-- begin --

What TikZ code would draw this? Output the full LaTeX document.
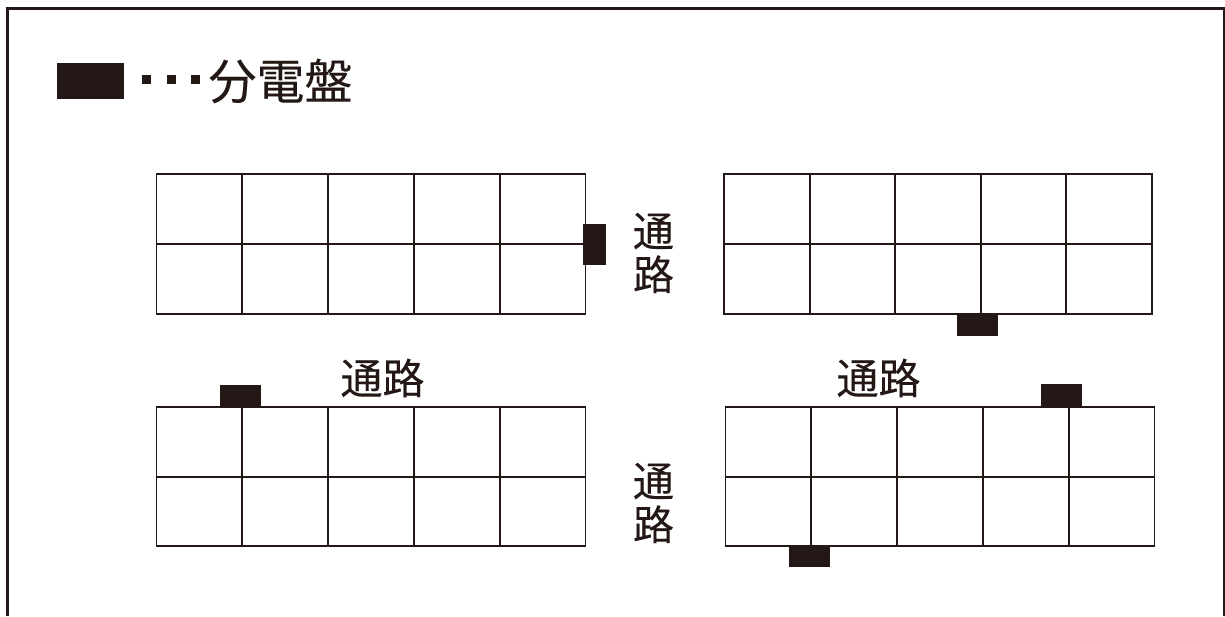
\documentclass[tikz,border=0pt]{standalone}
\usepackage{fontspec}
\setmainfont{Noto Sans CJK JP}[FakeBold=0.25]
\definecolor{ink}{HTML}{231815}
\tikzset{
  panel/.style={fill=ink,draw=none,inner sep=0pt,outer sep=0pt,anchor=north west},
  gridline/.style={draw=ink,line width=1.9pt,line cap=rect},
  framing/.style={draw=ink,line width=2.4pt},
  label/.style={text=ink,inner sep=0pt,outer sep=0pt,font=\fontsize{42}{42}\selectfont},
  vlabel/.style={label,align=center,font=\fontsize{41}{43.5}\selectfont},
  legendtext/.style={text=ink,inner sep=0pt,outer sep=0pt,font=\fontsize{48}{48}\selectfont}
}
\newcommand{\cellgrid}[5]{%
  \foreach \i in {0,...,5}{\draw[gridline] ({#1+\i*#2},-#3) -- ({#1+\i*#2},-#5);}
  \foreach \yy in {#3,#4,#5}{\draw[gridline] (#1,-\yy) -- ({#1+5*#2},-\yy);}
}
\begin{document}
\begin{tikzpicture}[x=1pt,y=1pt]
\useasboundingbox (0,0) rectangle (1225,-616);
\draw[framing] (7.5,-616) -- (7.5,-8.5) -- (1224.5,-8.5) -- (1224.5,-616);
% legend
\node[panel,minimum width=67pt,minimum height=36pt] (legendbox) at (57,-63) {};
\foreach \x in {142,166.5,191}{\fill[ink] (\x,-75) rectangle ++(9,-9);}
\node[legendtext,anchor=center] (legendname) at (280.5,-81) {分電盤};
% grids
\cellgrid{156.5}{85.8}{174}{244}{314}
\cellgrid{724}{85.6}{174}{244}{314}
\cellgrid{156.5}{85.8}{407}{477}{546}
\cellgrid{725.5}{85.8}{407}{477}{546}
% distribution boards
\node[panel,minimum width=23pt,minimum height=41pt] (boardA) at (583,-224) {};
\node[panel,minimum width=41pt,minimum height=22pt] (boardB) at (957,-314) {};
\node[panel,minimum width=41pt,minimum height=23pt] (boardC) at (220,-385) {};
\node[panel,minimum width=41pt,minimum height=23pt] (boardD) at (1041,-384) {};
\node[panel,minimum width=41pt,minimum height=22pt] (boardE) at (789,-545) {};
% aisle labels
\node[vlabel] (aisleA) at (653.5,-253) {通\\路};
\node[vlabel] (aisleB) at (653.5,-503) {通\\路};
\node[label] (aisleC) at (382.5,-378) {通路};
\node[label] (aisleD) at (878.5,-378) {通路};
\end{tikzpicture}
\end{document}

-- end --

EXERCISE GOAL>
Transcribe the listing in full. Omit the pictures and keep every line exact.

TASK RESULT>
What TikZ code would draw this? Output the full LaTeX document.
\documentclass[tikz,border=0pt]{standalone}
\usepackage{fontspec}
\setmainfont{Noto Sans CJK JP}[FakeBold=0.25]
\definecolor{ink}{HTML}{231815}
\tikzset{
  panel/.style={fill=ink,draw=none,inner sep=0pt,outer sep=0pt,anchor=north west},
  gridline/.style={draw=ink,line width=1.9pt,line cap=rect},
  framing/.style={draw=ink,line width=2.4pt},
  label/.style={text=ink,inner sep=0pt,outer sep=0pt,font=\fontsize{42}{42}\selectfont},
  vlabel/.style={label,align=center,font=\fontsize{41}{43.5}\selectfont},
  legendtext/.style={text=ink,inner sep=0pt,outer sep=0pt,font=\fontsize{48}{48}\selectfont}
}
\newcommand{\cellgrid}[5]{%
  \foreach \i in {0,...,5}{\draw[gridline] ({#1+\i*#2},-#3) -- ({#1+\i*#2},-#5);}
  \foreach \yy in {#3,#4,#5}{\draw[gridline] (#1,-\yy) -- ({#1+5*#2},-\yy);}
}
\begin{document}
\begin{tikzpicture}[x=1pt,y=1pt]
\useasboundingbox (0,0) rectangle (1225,-616);
\draw[framing] (7.5,-616) -- (7.5,-8.5) -- (1224.5,-8.5) -- (1224.5,-616);
% legend
\node[panel,minimum width=67pt,minimum height=36pt] (legendbox) at (57,-63) {};
\foreach \x in {142,166.5,191}{\fill[ink] (\x,-75) rectangle ++(9,-9);}
\node[legendtext,anchor=center] (legendname) at (280.5,-81) {分電盤};
% grids
\cellgrid{156.5}{85.8}{174}{244}{314}
\cellgrid{724}{85.6}{174}{244}{314}
\cellgrid{156.5}{85.8}{407}{477}{546}
\cellgrid{725.5}{85.8}{407}{477}{546}
% distribution boards
\node[panel,minimum width=23pt,minimum height=41pt] (boardA) at (583,-224) {};
\node[panel,minimum width=41pt,minimum height=22pt] (boardB) at (957,-314) {};
\node[panel,minimum width=41pt,minimum height=23pt] (boardC) at (220,-385) {};
\node[panel,minimum width=41pt,minimum height=23pt] (boardD) at (1041,-384) {};
\node[panel,minimum width=41pt,minimum height=22pt] (boardE) at (789,-545) {};
% aisle labels
\node[vlabel] (aisleA) at (653.5,-253) {通\\路};
\node[vlabel] (aisleB) at (653.5,-503) {通\\路};
\node[label] (aisleC) at (382.5,-378) {通路};
\node[label] (aisleD) at (878.5,-378) {通路};
\end{tikzpicture}
\end{document}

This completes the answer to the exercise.